Os partidos de extrema direita da Europa Ocidental começaram, neste sentido, a replicar as estratégias dos seus homólogos na Europa Central e Oriental. O Direito e Justiça tem estado em desacordo com Bruxelas há anos, mas nunca lançou seriamente a ideia do "Polexit". O Fidesz entra frequentemente em conflito com a UE sobre as suas obrigações decorrentes do tratado, mas não contemplará abandonar o navio. Uma exceção a esta tendência reformista parece ser a AfD, que ainda adota uma linha dura em relação à saída da zona euro e à reintrodução do marco alemão; no entanto, esta não é de forma alguma a razão de ser do partido, nem a causa do seu sucesso, que se deve muito mais ao seu papel no fomento das guerras culturais da Alemanha.
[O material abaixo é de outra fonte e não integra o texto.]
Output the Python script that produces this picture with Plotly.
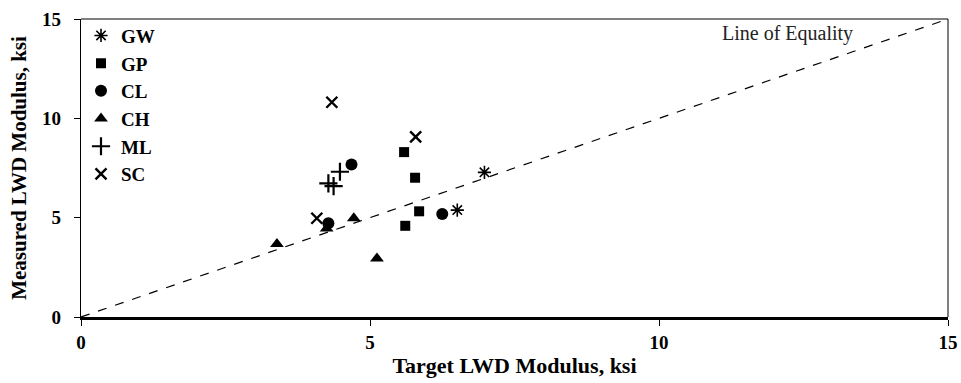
import plotly.graph_objects as go

# ---- data ----
gw_x = [6.98, 6.51]
gw_y = [7.28, 5.38]
gp_x = [5.59, 5.78, 5.85, 5.61]
gp_y = [8.30, 7.01, 5.32, 4.59]
cl_x = [6.25, 4.68, 4.28]
cl_y = [5.18, 7.68, 4.72]
ch_x = [4.72, 5.12, 4.25, 3.39]
ch_y = [4.97, 2.95, 4.46, 3.67]
ml_x = [4.48, 4.28, 4.37]
ml_y = [7.31, 6.73, 6.59]
sc_x = [4.34, 5.79, 4.08]
sc_y = [10.81, 9.07, 4.97]
eq_x = [0, 15]
eq_y = [0, 15]
x_ticks = [0, 5, 10, 15]
y_ticks = [0, 5, 10, 15]

FONT = "Liberation Serif"

fig = go.Figure()

series = [
    ("GW", gw_x, gw_y, "asterisk-open", 11, 1.6),
    ("GP", gp_x, gp_y, "square", 10, 0),
    ("CL", cl_x, cl_y, "circle", 12, 0),
    ("CH", ch_x, ch_y, "triangle-up", 12, 0),
    ("ML", ml_x, ml_y, "cross-thin-open", 13, 2.2),
    ("SC", sc_x, sc_y, "x-thin-open", 11, 2.4),
]
for name, xs, ys, sym, size, lw in series:
    fig.add_trace(go.Scatter(
        x=xs, y=ys, mode="markers", name=name, legendgroup=name,
        marker=dict(symbol=sym, size=size, color="black",
                    line=dict(color="black", width=lw)),
    ))

fig.add_trace(go.Scatter(
    x=eq_x, y=eq_y, mode="lines", showlegend=False,
    line=dict(color="black", width=1.2, dash="dash"),
))

fig.add_annotation(
    x=0.815, y=0.95, xref="paper", yref="paper", text="Line of Equality",
    showarrow=False, font=dict(family=FONT, size=20, color="#222"),
    xanchor="center", yanchor="middle",
)

# thin top and right borders
fig.add_shape(type="line", xref="paper", yref="paper", x0=0, x1=1, y0=1, y1=1,
              line=dict(color="black", width=1))
fig.add_shape(type="line", xref="paper", yref="paper", x0=1, x1=1, y0=0, y1=1,
              line=dict(color="black", width=1))

fig.update_layout(
    width=961, height=383,
    margin=dict(l=81, r=13, t=19, b=66),
    paper_bgcolor="white", plot_bgcolor="white",
    font=dict(family=FONT, color="black"),
    showlegend=True,
    legend=dict(
        x=0.0, y=1.008, xanchor="left", yanchor="top",
        bgcolor="rgba(0,0,0,0)", tracegroupgap=0,
        font=dict(family=FONT, size=19, color="black", weight="bold"),
        itemwidth=30,
    ),
    xaxis=dict(
        range=[0, 15], tickvals=x_ticks, ticktext=[str(v) for v in x_ticks],
        showgrid=False, zeroline=False, showline=True, linecolor="black",
        linewidth=2.5, ticks="outside", ticklen=6, tickwidth=1.2, tickcolor="black",
        tickfont=dict(family=FONT, size=19, weight="bold"),
        ticklabelstandoff=0, automargin=False,
        title=dict(text="<b>Target LWD Modulus, ksi</b>",
                   font=dict(family=FONT, size=22), standoff=7),
    ),
    yaxis=dict(
        range=[0, 15], tickvals=y_ticks, ticktext=[str(v) for v in y_ticks],
        showgrid=False, zeroline=False, showline=True, linecolor="black",
        linewidth=1.3, ticks="outside", ticklen=6, tickwidth=1.2, tickcolor="black",
        tickfont=dict(family=FONT, size=19, weight="bold"),
        ticklabelstandoff=9, automargin=False,
        title=dict(text="<b>Measured LWD Modulus, ksi</b>",
                   font=dict(family=FONT, size=21), standoff=9),
    ),
)

fig.write_html(
    "out.html",
    config={"displayModeBar": False},
    post_script="document.body.style.margin='0';document.body.style.overflow='hidden';",
)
Uma das razões para esta tendência moderadora é o Brexit: um acontecimento que, ao provocar uma crise constitucional e ao não conseguir reduzir a migração interna, ensinou a extrema direita da Europa a ser cautelosa quanto aos méritos de deixar a UE. Outra é o apoio contínuo ao bloco entre as populações da maioria dos Estados-membros. Com grupos como o RN e a Fratelli d'Italia tentando substituir os partidos tradicionais da direita cortejando eleitores indecisos, as posições anti-UE tornaram-se uma responsabilidade eleitoral. Embora os líderes de tais partidos sejam frequentemente apresentados como ideólogos inabaláveis, na realidade a maioria deles são pragmáticos flexíveis. Aqueles que são rígidos demais, como Maxmilian Krah da AfD, normalmente encontram-se marginalizados. Nos últimos anos, as forças populistas da Europa foram lentamente assimiladas pela hierarquia de Bruxelas. Esta eleição pode não tê-los visto atingir o seu ápice, como alguns previram. Mas mostrou que estão dispostos a facilitar a sua ascensão, afastando-se do euroceticismo.